The request
Output all of the data below exactly as given.

Supplied data

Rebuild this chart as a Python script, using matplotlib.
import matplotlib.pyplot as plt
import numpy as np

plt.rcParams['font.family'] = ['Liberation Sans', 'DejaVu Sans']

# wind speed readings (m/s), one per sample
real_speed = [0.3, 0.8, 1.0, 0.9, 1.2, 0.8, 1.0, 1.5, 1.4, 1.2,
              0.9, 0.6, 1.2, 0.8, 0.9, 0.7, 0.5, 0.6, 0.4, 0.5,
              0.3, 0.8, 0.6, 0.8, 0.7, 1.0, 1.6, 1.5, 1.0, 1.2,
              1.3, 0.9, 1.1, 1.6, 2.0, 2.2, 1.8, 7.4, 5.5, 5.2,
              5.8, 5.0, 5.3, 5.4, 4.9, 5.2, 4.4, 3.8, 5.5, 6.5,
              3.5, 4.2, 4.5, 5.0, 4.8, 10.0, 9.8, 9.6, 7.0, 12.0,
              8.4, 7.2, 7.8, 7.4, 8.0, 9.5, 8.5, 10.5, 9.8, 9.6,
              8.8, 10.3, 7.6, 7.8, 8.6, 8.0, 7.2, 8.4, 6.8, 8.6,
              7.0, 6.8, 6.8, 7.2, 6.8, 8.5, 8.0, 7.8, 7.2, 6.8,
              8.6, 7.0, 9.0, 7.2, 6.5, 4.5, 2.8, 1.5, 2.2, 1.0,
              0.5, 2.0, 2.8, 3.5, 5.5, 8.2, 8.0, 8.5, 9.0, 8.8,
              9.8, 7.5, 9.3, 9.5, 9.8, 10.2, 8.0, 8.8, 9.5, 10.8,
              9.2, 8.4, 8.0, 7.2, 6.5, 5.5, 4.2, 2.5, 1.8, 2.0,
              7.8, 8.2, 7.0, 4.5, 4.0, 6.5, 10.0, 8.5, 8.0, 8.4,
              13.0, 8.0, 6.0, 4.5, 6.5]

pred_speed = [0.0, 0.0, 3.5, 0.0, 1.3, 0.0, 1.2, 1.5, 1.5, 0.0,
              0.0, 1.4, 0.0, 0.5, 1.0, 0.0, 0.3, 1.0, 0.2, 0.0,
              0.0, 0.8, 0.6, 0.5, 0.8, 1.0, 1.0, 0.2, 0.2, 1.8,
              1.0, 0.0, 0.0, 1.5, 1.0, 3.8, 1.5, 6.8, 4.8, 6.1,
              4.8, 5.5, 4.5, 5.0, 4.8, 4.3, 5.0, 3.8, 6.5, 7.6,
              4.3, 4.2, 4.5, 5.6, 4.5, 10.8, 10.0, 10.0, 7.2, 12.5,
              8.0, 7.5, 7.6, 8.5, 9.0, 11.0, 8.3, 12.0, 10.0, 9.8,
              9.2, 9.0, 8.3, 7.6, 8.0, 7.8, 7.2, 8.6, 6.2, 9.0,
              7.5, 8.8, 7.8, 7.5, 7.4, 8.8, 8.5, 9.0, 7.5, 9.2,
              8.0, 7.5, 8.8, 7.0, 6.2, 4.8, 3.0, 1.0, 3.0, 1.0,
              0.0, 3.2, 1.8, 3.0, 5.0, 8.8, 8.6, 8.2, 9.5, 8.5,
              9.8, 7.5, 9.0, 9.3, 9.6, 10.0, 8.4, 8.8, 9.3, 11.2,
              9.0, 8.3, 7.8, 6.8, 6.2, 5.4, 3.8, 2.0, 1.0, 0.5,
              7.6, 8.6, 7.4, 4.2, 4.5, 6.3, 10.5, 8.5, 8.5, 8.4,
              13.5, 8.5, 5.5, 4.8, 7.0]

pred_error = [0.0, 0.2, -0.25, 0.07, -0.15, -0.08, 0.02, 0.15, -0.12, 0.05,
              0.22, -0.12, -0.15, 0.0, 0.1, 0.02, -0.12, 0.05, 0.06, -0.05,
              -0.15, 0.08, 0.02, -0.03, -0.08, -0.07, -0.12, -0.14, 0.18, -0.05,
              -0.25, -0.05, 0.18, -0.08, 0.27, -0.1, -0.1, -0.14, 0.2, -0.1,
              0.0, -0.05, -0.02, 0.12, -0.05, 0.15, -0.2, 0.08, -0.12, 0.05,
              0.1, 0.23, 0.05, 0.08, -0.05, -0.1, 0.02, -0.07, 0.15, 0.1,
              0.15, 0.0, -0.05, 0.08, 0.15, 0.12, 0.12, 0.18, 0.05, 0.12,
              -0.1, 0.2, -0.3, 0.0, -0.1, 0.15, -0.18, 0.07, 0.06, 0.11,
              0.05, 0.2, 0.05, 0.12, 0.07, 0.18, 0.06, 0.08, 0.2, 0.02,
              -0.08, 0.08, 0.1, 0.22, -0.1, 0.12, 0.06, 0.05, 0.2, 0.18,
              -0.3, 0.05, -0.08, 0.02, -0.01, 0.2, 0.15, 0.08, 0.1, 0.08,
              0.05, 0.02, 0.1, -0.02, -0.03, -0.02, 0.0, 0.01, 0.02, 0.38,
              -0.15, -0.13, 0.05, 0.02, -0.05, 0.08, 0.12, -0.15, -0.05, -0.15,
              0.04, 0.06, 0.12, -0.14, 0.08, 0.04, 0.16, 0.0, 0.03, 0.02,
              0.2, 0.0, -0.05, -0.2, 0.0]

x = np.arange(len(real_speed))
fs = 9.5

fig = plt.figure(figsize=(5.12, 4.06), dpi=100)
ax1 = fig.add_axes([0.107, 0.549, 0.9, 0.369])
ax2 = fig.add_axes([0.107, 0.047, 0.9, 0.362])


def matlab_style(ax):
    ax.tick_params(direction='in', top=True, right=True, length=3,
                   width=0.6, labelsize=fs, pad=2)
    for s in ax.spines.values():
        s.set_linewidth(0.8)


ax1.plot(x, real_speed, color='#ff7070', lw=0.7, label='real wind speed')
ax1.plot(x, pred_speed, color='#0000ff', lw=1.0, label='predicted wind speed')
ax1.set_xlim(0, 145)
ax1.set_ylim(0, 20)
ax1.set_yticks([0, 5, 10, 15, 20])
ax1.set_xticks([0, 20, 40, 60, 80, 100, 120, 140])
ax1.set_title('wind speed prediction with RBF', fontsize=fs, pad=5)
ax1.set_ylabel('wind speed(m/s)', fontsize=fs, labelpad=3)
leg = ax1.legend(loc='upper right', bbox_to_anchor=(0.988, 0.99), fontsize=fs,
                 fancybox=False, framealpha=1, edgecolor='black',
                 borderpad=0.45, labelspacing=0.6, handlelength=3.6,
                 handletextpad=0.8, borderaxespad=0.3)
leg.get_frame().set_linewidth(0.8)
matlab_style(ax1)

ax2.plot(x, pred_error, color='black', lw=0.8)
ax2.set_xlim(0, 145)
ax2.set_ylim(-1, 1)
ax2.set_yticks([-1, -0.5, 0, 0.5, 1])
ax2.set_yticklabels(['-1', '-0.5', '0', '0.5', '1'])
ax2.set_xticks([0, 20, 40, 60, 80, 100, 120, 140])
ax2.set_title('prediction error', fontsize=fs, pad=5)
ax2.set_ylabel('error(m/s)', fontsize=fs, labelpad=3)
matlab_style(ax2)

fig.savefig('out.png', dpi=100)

Answer in full
Rebuild this chart as a Python script, using matplotlib.
import matplotlib.pyplot as plt
import numpy as np

plt.rcParams['font.family'] = ['Liberation Sans', 'DejaVu Sans']

# wind speed readings (m/s), one per sample
real_speed = [0.3, 0.8, 1.0, 0.9, 1.2, 0.8, 1.0, 1.5, 1.4, 1.2,
              0.9, 0.6, 1.2, 0.8, 0.9, 0.7, 0.5, 0.6, 0.4, 0.5,
              0.3, 0.8, 0.6, 0.8, 0.7, 1.0, 1.6, 1.5, 1.0, 1.2,
              1.3, 0.9, 1.1, 1.6, 2.0, 2.2, 1.8, 7.4, 5.5, 5.2,
              5.8, 5.0, 5.3, 5.4, 4.9, 5.2, 4.4, 3.8, 5.5, 6.5,
              3.5, 4.2, 4.5, 5.0, 4.8, 10.0, 9.8, 9.6, 7.0, 12.0,
              8.4, 7.2, 7.8, 7.4, 8.0, 9.5, 8.5, 10.5, 9.8, 9.6,
              8.8, 10.3, 7.6, 7.8, 8.6, 8.0, 7.2, 8.4, 6.8, 8.6,
              7.0, 6.8, 6.8, 7.2, 6.8, 8.5, 8.0, 7.8, 7.2, 6.8,
              8.6, 7.0, 9.0, 7.2, 6.5, 4.5, 2.8, 1.5, 2.2, 1.0,
              0.5, 2.0, 2.8, 3.5, 5.5, 8.2, 8.0, 8.5, 9.0, 8.8,
              9.8, 7.5, 9.3, 9.5, 9.8, 10.2, 8.0, 8.8, 9.5, 10.8,
              9.2, 8.4, 8.0, 7.2, 6.5, 5.5, 4.2, 2.5, 1.8, 2.0,
              7.8, 8.2, 7.0, 4.5, 4.0, 6.5, 10.0, 8.5, 8.0, 8.4,
              13.0, 8.0, 6.0, 4.5, 6.5]

pred_speed = [0.0, 0.0, 3.5, 0.0, 1.3, 0.0, 1.2, 1.5, 1.5, 0.0,
              0.0, 1.4, 0.0, 0.5, 1.0, 0.0, 0.3, 1.0, 0.2, 0.0,
              0.0, 0.8, 0.6, 0.5, 0.8, 1.0, 1.0, 0.2, 0.2, 1.8,
              1.0, 0.0, 0.0, 1.5, 1.0, 3.8, 1.5, 6.8, 4.8, 6.1,
              4.8, 5.5, 4.5, 5.0, 4.8, 4.3, 5.0, 3.8, 6.5, 7.6,
              4.3, 4.2, 4.5, 5.6, 4.5, 10.8, 10.0, 10.0, 7.2, 12.5,
              8.0, 7.5, 7.6, 8.5, 9.0, 11.0, 8.3, 12.0, 10.0, 9.8,
              9.2, 9.0, 8.3, 7.6, 8.0, 7.8, 7.2, 8.6, 6.2, 9.0,
              7.5, 8.8, 7.8, 7.5, 7.4, 8.8, 8.5, 9.0, 7.5, 9.2,
              8.0, 7.5, 8.8, 7.0, 6.2, 4.8, 3.0, 1.0, 3.0, 1.0,
              0.0, 3.2, 1.8, 3.0, 5.0, 8.8, 8.6, 8.2, 9.5, 8.5,
              9.8, 7.5, 9.0, 9.3, 9.6, 10.0, 8.4, 8.8, 9.3, 11.2,
              9.0, 8.3, 7.8, 6.8, 6.2, 5.4, 3.8, 2.0, 1.0, 0.5,
              7.6, 8.6, 7.4, 4.2, 4.5, 6.3, 10.5, 8.5, 8.5, 8.4,
              13.5, 8.5, 5.5, 4.8, 7.0]

pred_error = [0.0, 0.2, -0.25, 0.07, -0.15, -0.08, 0.02, 0.15, -0.12, 0.05,
              0.22, -0.12, -0.15, 0.0, 0.1, 0.02, -0.12, 0.05, 0.06, -0.05,
              -0.15, 0.08, 0.02, -0.03, -0.08, -0.07, -0.12, -0.14, 0.18, -0.05,
              -0.25, -0.05, 0.18, -0.08, 0.27, -0.1, -0.1, -0.14, 0.2, -0.1,
              0.0, -0.05, -0.02, 0.12, -0.05, 0.15, -0.2, 0.08, -0.12, 0.05,
              0.1, 0.23, 0.05, 0.08, -0.05, -0.1, 0.02, -0.07, 0.15, 0.1,
              0.15, 0.0, -0.05, 0.08, 0.15, 0.12, 0.12, 0.18, 0.05, 0.12,
              -0.1, 0.2, -0.3, 0.0, -0.1, 0.15, -0.18, 0.07, 0.06, 0.11,
              0.05, 0.2, 0.05, 0.12, 0.07, 0.18, 0.06, 0.08, 0.2, 0.02,
              -0.08, 0.08, 0.1, 0.22, -0.1, 0.12, 0.06, 0.05, 0.2, 0.18,
              -0.3, 0.05, -0.08, 0.02, -0.01, 0.2, 0.15, 0.08, 0.1, 0.08,
              0.05, 0.02, 0.1, -0.02, -0.03, -0.02, 0.0, 0.01, 0.02, 0.38,
              -0.15, -0.13, 0.05, 0.02, -0.05, 0.08, 0.12, -0.15, -0.05, -0.15,
              0.04, 0.06, 0.12, -0.14, 0.08, 0.04, 0.16, 0.0, 0.03, 0.02,
              0.2, 0.0, -0.05, -0.2, 0.0]

x = np.arange(len(real_speed))
fs = 9.5

fig = plt.figure(figsize=(5.12, 4.06), dpi=100)
ax1 = fig.add_axes([0.107, 0.549, 0.9, 0.369])
ax2 = fig.add_axes([0.107, 0.047, 0.9, 0.362])


def matlab_style(ax):
    ax.tick_params(direction='in', top=True, right=True, length=3,
                   width=0.6, labelsize=fs, pad=2)
    for s in ax.spines.values():
        s.set_linewidth(0.8)


ax1.plot(x, real_speed, color='#ff7070', lw=0.7, label='real wind speed')
ax1.plot(x, pred_speed, color='#0000ff', lw=1.0, label='predicted wind speed')
ax1.set_xlim(0, 145)
ax1.set_ylim(0, 20)
ax1.set_yticks([0, 5, 10, 15, 20])
ax1.set_xticks([0, 20, 40, 60, 80, 100, 120, 140])
ax1.set_title('wind speed prediction with RBF', fontsize=fs, pad=5)
ax1.set_ylabel('wind speed(m/s)', fontsize=fs, labelpad=3)
leg = ax1.legend(loc='upper right', bbox_to_anchor=(0.988, 0.99), fontsize=fs,
                 fancybox=False, framealpha=1, edgecolor='black',
                 borderpad=0.45, labelspacing=0.6, handlelength=3.6,
                 handletextpad=0.8, borderaxespad=0.3)
leg.get_frame().set_linewidth(0.8)
matlab_style(ax1)

ax2.plot(x, pred_error, color='black', lw=0.8)
ax2.set_xlim(0, 145)
ax2.set_ylim(-1, 1)
ax2.set_yticks([-1, -0.5, 0, 0.5, 1])
ax2.set_yticklabels(['-1', '-0.5', '0', '0.5', '1'])
ax2.set_xticks([0, 20, 40, 60, 80, 100, 120, 140])
ax2.set_title('prediction error', fontsize=fs, pad=5)
ax2.set_ylabel('error(m/s)', fontsize=fs, labelpad=3)
matlab_style(ax2)

fig.savefig('out.png', dpi=100)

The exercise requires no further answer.